The reaction from my family was also one of excitement. My youngest brother had demanded constantly that we find out the sex of the baby and went so far as to suggest to my parents that they contact my OB and have her email them the sex so I didn't have to know. My parents knew better than to try something so silly. My father told everyone after I called to say we had a daughter that he thought I had never let myself think I might have a baby girl. Maybe he's right, maybe I did that subconciously. But I honestly had no idea what I was having until I heard my husband yell, "It's a GIRL!" in the OR.
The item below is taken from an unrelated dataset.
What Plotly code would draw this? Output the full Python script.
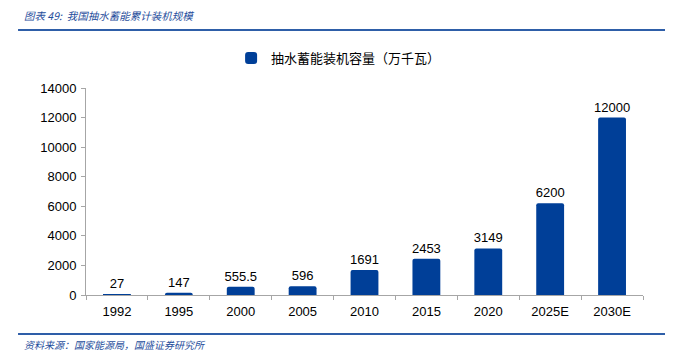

I wonder is the grass always greener? I wonder what it would be like to have a boy or a household of them like Suzanne and Rachel
. Actually I don't have to wonder that hard. I lived it. But I know it must be different to be the mother of so many. That's a lot of football and baseball games and impromptu wrestling matches in the den and forts and swords made out of sticks. And then I think, I only have one daughter, what about the family I knew growing up with five little girls? That's five sets of pigtails, five itchy Easter dresses, five senior proms, FIVE WEDDINGS!
My brother-in-law and sister-in-law have a little boy. When we said we wanted to have another baby in the next two years, they immediately seized on the idea we were "trying for a boy." When we looked at each other, shrugged and said, "not really, we'd be just as happy with another girl," they seemed a little perplexed. I mean, doesn't everyone want one of each? Sure we would like to have one of each at least! But children are gifts from God the Father himself. When we got pregnant with Shelby we wanted a baby. Any baby. We were beyond even asking for healthy. That's why we didn't find out the sex and why we won't find out the sex of any future babies. As badly as I wanted a sister, I thank God for giving me three healthy brothers. And I would love for Shelby to have someone to love the way I love them, brother or sister. No the grass isn't greener,on my side of the fence it's the same sweet Kentucky bluegrass it always was. And believe me, it is for you too.